With a UK license you can fly it only in the UK. With say a German license you could fly it only in Germany. This is FAR 61.3 a 1.

If you got yourself an FAA PPL (either standalone or piggyback) then you could fly it VFR worldwide. (But you can fly a G-reg worldwide on your UK PPL already...)

If you got yourself an FAA IR then you could fly it IFR worldwide.

If the plane is something really good then it could well be worth doing.

Incidentally I did once run a sort of group around an N-reg, but found that few people bothered to obtain and maintain their FAA ratings. It needs a fair bit of motivation. A group around an N-reg might work if the plane is really nice, say a nice SR22 or TB20, and everybody already has all the bits of paper.

Fuji Abound
22nd Jul 2007, 21:44
With a UK license you can fly it only in the UK. With say a German license you could fly it only in Germany. This is FAR 61.3 a 1.

I must look at the FAR again.

I wonder what it says about a JAR license or the forthcoming EASA license.

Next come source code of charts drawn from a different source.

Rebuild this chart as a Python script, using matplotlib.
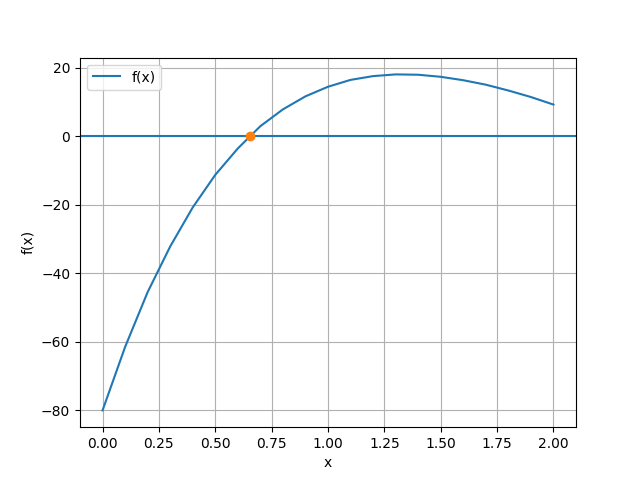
import matplotlib
matplotlib.use("Agg")
import matplotlib.pyplot as plt

x_vals = [0.0, 0.1, 0.2, 0.3, 0.4, 0.5, 0.6, 0.7, 0.8, 0.9, 1.0,
          1.1, 1.2, 1.3, 1.4, 1.5, 1.6, 1.7, 1.8, 1.9, 2.0]
f_vals = [-80.0, -61.5, -45.5, -32.2, -20.8, -11.3, -3.6, 2.9, 7.8, 11.6, 14.4,
          16.4, 17.5, 18.0, 17.9, 17.3, 16.3, 15.0, 13.3, 11.4, 9.2]
root_x = [0.653]
root_y = [0.0]

fig, ax = plt.subplots(figsize=(6.4, 4.8), dpi=100)
ax.plot(x_vals, f_vals, label="f(x)")
ax.axhline(0)
ax.plot(root_x, root_y, "o")
ax.set_xlabel("x")
ax.set_ylabel("f(x)")
ax.grid(True)
ax.legend(loc="upper left")
fig.savefig("out.png")
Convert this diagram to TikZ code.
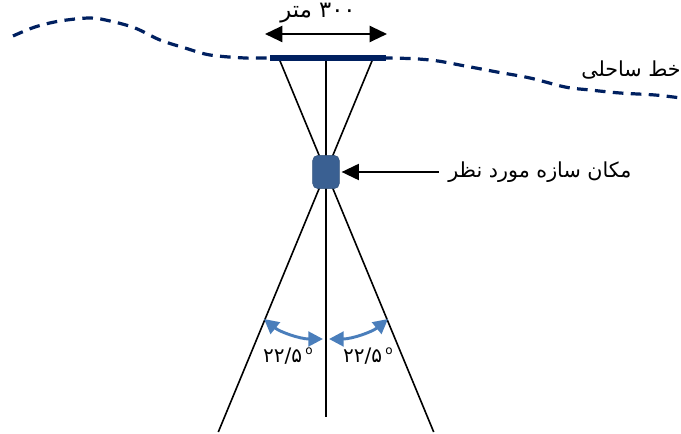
\documentclass[tikz,border=0pt]{standalone}
\usepackage{fontspec}
\newfontfamily\arabicfont[Script=Arabic]{DejaVu Sans}
\TeXXeTstate=1
\usetikzlibrary{arrows.meta}
\definecolor{coastblue}{RGB}{0,32,96}
\definecolor{sitefill}{RGB}{58,96,146}
\definecolor{anglecol}{RGB}{74,126,187}
\tikzset{
  coast/.style = {coastblue, line width=2.4pt, dash pattern=on 8pt off 5.5pt},
  beach/.style = {coastblue, line width=3.8pt},
  ray/.style = {black, line width=1.2pt},
  site/.style = {
    rectangle, rounded corners=4pt, fill=sitefill, draw=sitefill!85!black,
    minimum width=20pt, minimum height=25pt, inner sep=0pt,
  },
  farsi/.style = {font=\arabicfont\fontsize{15.5}{18}\selectfont, inner sep=0pt},
  degtext/.style = {font=\arabicfont\fontsize{15}{17}\selectfont, inner sep=0pt},
  arrow/.style = {line width=1.6pt, -{Triangle[length=13pt,width=12pt]}},
  widtharrow/.style = {line width=1.6pt,
    {Triangle[length=13pt,width=12pt]}-{Triangle[length=13pt,width=12pt]}},
  angarrow/.style = {anglecol, line width=2.2pt,
    {Triangle[length=11pt,width=11pt]}-{Triangle[length=11pt,width=11pt]}},
}

\begin{document}
\begin{tikzpicture}[x=0.75pt, y=-0.75pt]
    \useasboundingbox (0,0) rectangle (681,434);

    % --- Coastline ---
    \draw[coast] plot[smooth, tension=0.55] coordinates {
      (13,36) (35,27) (60,21) (90,18) (110,21) (135,28) (160,40) (185,48)
      (210,55) (245,58) (270,58) (385,58) (430,60) (465,66) (497,72)
      (530,78) (565,87) (590,90) (620,93) (655,95) (681,98)};
    \node[farsi, anchor=east] (coasttxt) at (681,70) {\beginR خط ساحلی\endR};

    % --- Coordinates ---
    \coordinate (c)    at (326,172);
    \coordinate (bl)   at (270,58);
    \coordinate (br)   at (386,58);
    \coordinate (rtl)  at (278.8,58);
    \coordinate (rtr)  at (373.2,58);
    \coordinate (rbl)  at (218.3,432);
    \coordinate (rbr)  at (433.7,432);
    \coordinate (vtop) at (326,58);
    \coordinate (vbot) at (326,417);

    % --- Rays ---
    \draw[ray] (rtl) -- (rbr);
    \draw[ray] (rtr) -- (rbl);
    \draw[ray] (vtop) -- (vbot);

    % --- Beach width ---
    \draw[beach] (bl) -- (br);
    \coordinate (wl) at (265,34);
    \coordinate (wr) at (387,34);
    \draw[widtharrow] (wl) -- (wr);
    \node[farsi, font=\arabicfont\fontsize{17}{19}\selectfont] (widthtxt) at (318,13) {\beginR ۳۰۰ متر\endR};

    % --- Site ---
    \node[site] (site) at (c) {};
    \node[farsi, anchor=west] (sitetxt) at (448,172) {\beginR مکان سازه مورد نظر\endR};
    \draw[arrow] ([xshift=-7pt]sitetxt.west) -- ([xshift=1.5pt]site.east);

    % --- Angles ---
    \coordinate (al1) at (264,319);
    \coordinate (al2) at (323,339);
    \coordinate (ar1) at (329,339);
    \coordinate (ar2) at (388,319);
    \draw[angarrow] (al1) .. controls (280,332) and (300,339) .. (al2);
    \draw[angarrow] (ar1) .. controls (352,339) and (372,332) .. (ar2);
    \node[degtext] (angl) at (288,356) {۲۲/۵\,\raisebox{6pt}{\small o}};
    \node[degtext] (angr) at (368,356) {۲۲/۵\,\raisebox{6pt}{\small o}};
\end{tikzpicture}
\end{document}
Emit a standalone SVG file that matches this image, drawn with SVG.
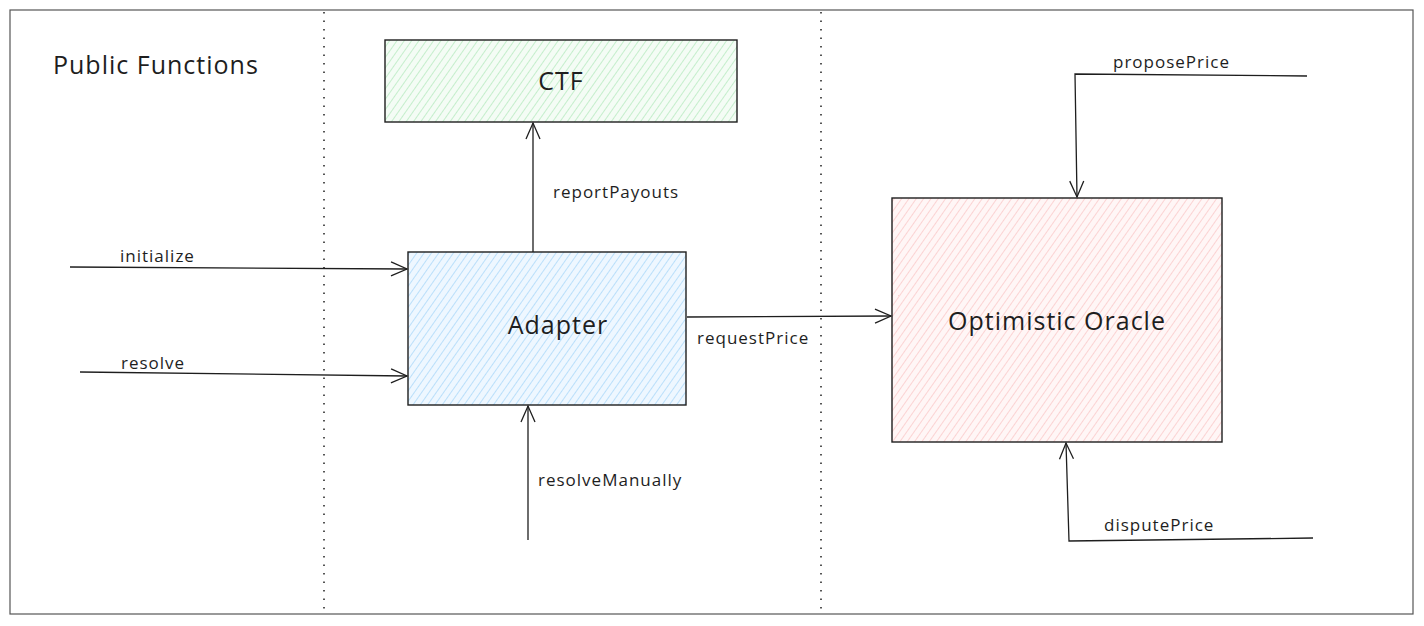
<svg xmlns="http://www.w3.org/2000/svg" width="1424" height="626" viewBox="0 0 1424 626">
<defs>
<pattern id="hG" width="6" height="6" patternUnits="userSpaceOnUse" patternTransform="rotate(35)">
<rect width="6" height="6" fill="#f4fcf5"/><line x1="0" y1="0" x2="0" y2="6" stroke="#9fe4aa" stroke-width="1.1"/></pattern>
<pattern id="hB" width="6" height="6" patternUnits="userSpaceOnUse" patternTransform="rotate(35)">
<rect width="6" height="6" fill="#eef7ff"/><line x1="0" y1="0" x2="0" y2="6" stroke="#8fcbf7" stroke-width="1.1"/></pattern>
<pattern id="hR" width="6" height="6" patternUnits="userSpaceOnUse" patternTransform="rotate(35)">
<rect width="6" height="6" fill="#fff6f6"/><line x1="0" y1="0" x2="0" y2="6" stroke="#f8b7b7" stroke-width="1.1"/></pattern>
<marker id="arr" viewBox="0 0 20 20" refX="18" refY="10" markerWidth="20" markerHeight="20" markerUnits="userSpaceOnUse" orient="auto">
<path d="M2,3 L18,10 L2,17" fill="none" stroke="#1e1e1e" stroke-width="1.3"/></marker>
</defs>
<style>
.box{stroke:#1e1e1e;stroke-width:1.4}
.lbl{font-family:"Open Sans","Lato",sans-serif;font-size:17px;letter-spacing:1px;fill:#1e1e1e}
.title{font-family:"Open Sans","Lato",sans-serif;font-size:25px;letter-spacing:1px;fill:#1e1e1e;text-anchor:middle}
.conn{fill:none;stroke:#1e1e1e;stroke-width:1.3}
.div{stroke:#1e1e1e;stroke-width:1.5;stroke-dasharray:1.5 7}
</style>
<rect width="1424" height="626" fill="#ffffff"/>
<rect x="10" y="10" width="1403" height="604" fill="none" stroke="#555" stroke-width="1.2"/>
<line class="div" x1="324" y1="12" x2="324" y2="613"/>
<line class="div" x1="821" y1="12" x2="821" y2="613"/>
<text x="53" y="74" style="font-family:'Open Sans','Lato',sans-serif;font-size:25px;letter-spacing:1px;fill:#1e1e1e">Public Functions</text>
<g id="ctf"><rect class="box" x="385" y="40" width="352" height="82" fill="url(#hG)"/><text class="title" x="561" y="90">CTF</text></g>
<g id="adapter"><rect class="box" x="408" y="252" width="278" height="153" fill="url(#hB)"/><text class="title" x="558" y="334">Adapter</text></g>
<g id="oracle"><rect class="box" x="892" y="198" width="330" height="244" fill="url(#hR)"/><text class="title" x="1057" y="330">Optimistic Oracle</text></g>
<g id="connectors">
<path class="conn" d="M533,252 L533,123" marker-end="url(#arr)"/>
<path class="conn" d="M70,267 L407,269" marker-end="url(#arr)"/>
<path class="conn" d="M80,372 L407,376" marker-end="url(#arr)"/>
<path class="conn" d="M528,540 L528,406" marker-end="url(#arr)"/>
<path class="conn" d="M687,317 L891,316" marker-end="url(#arr)"/>
<path class="conn" d="M1307,76 L1075,74 L1077,197" marker-end="url(#arr)"/>
<path class="conn" d="M1313,538 L1069,541 L1066,443" marker-end="url(#arr)"/>
<text class="lbl" x="553" y="198">reportPayouts</text>
<text class="lbl" x="120" y="262">initialize</text>
<text class="lbl" x="121" y="369">resolve</text>
<text class="lbl" x="538" y="486">resolveManually</text>
<text class="lbl" x="697" y="344">requestPrice</text>
<text class="lbl" x="1113" y="68">proposePrice</text>
<text class="lbl" x="1104" y="531">disputePrice</text>
</g>
</svg>
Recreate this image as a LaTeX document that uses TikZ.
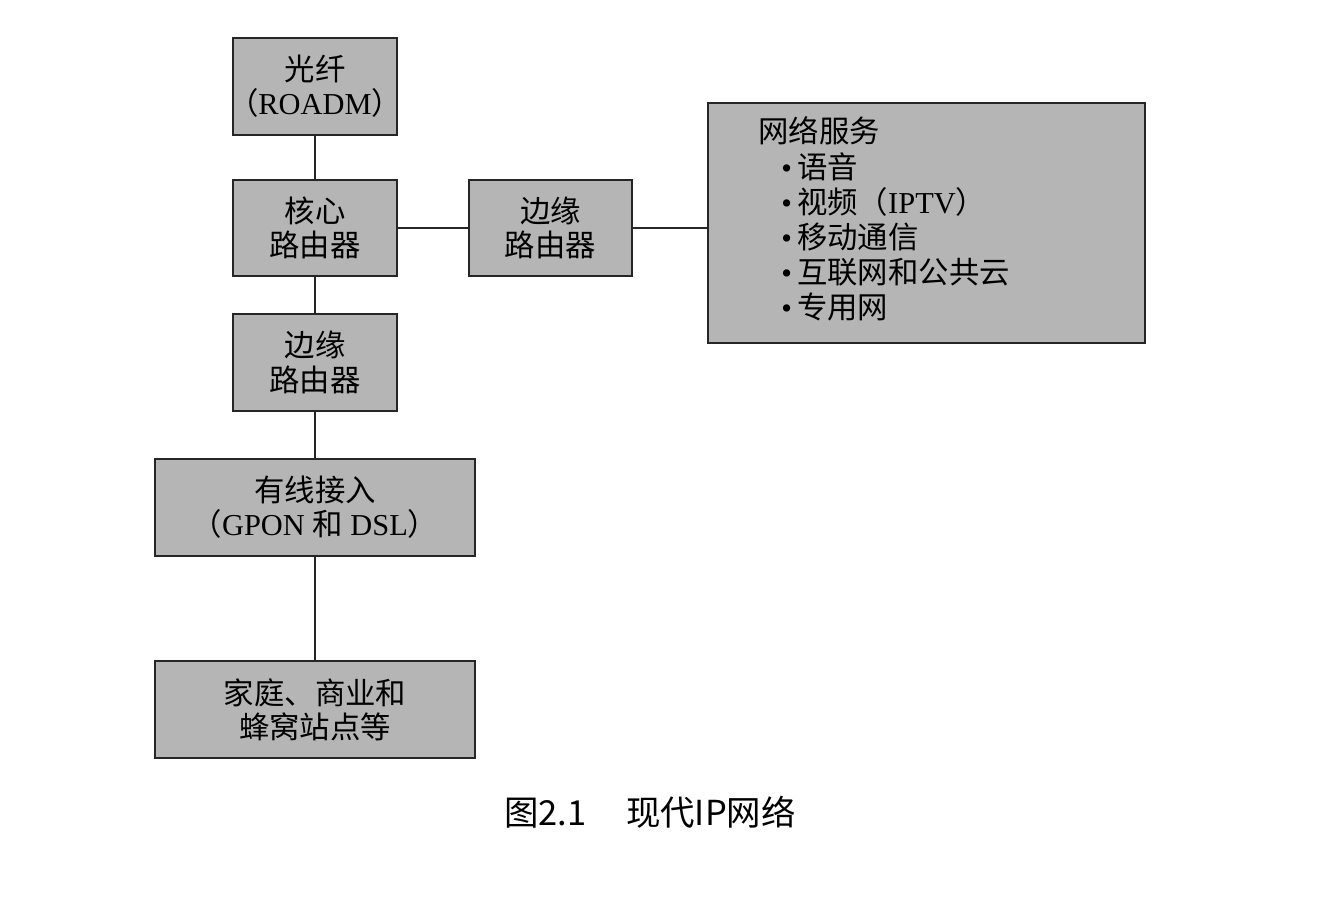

At what point is the license issued by the United States of Europe, a concept the nice folk at Independence Avenue should understand well?

Maybe we will have to wait unitl the G becomes an EU.

IO540
23rd Jul 2007, 07:24
$61.3 (a) (1) says: "when operated within a foreign country, a current pilot license issued by the country in which the aircraft is operated may be used".

[my bold]

I know some people have taken the view that a JAA PPL is a European PPL and should thus cover you for an N-reg all over JAA-land, I don't think "JAA" is a "country". JAA works by automatic mutual validation. A UK issued JAA PPL is still issued by a country called UK.

If the FAA clarified this otherwise, that would be fine. But until then, 61.3 a 1, if read exactly as written, says "issued", not "issued or validated", and it uses the word "country".

Fuji Abound
23rd Jul 2007, 08:00
Hmmm, but the UK consists of four countries doesnt it - England, Wales, Scotland and Northern Ireland (would the Cornish like it to be five :)).

IO540
23rd Jul 2007, 14:44
:)

It's down to the FAA. I wonder if anybody has had any clarification from them. The FARs were written without any lip service to the world outside the USA.

Fuji Abound
24th Jul 2007, 22:04
:)

Just as a bit of a fun debate I also wonder what the FAA think they mean by "operates".

It is in the nature of aircraft that they have an operations base - a place the aircraft is based, and operates from. Not surprisingly, in the nature of aircraft, they go from that place to some where else.

Do the FAA mean that if the aircraft is based in England and the pilot has a CAA license then that's fine since the place of operation corresponds with the pilot's place of license. If so, nothing changes if the pilot and aircraft fly to and from another country because the the base of operation of the aircraft has not chnaged.

However if the aircraft was based in was therefore operated from France, but the pilot had a CAA license, then under the FAR it would not be legal for him to pilot the aircraft.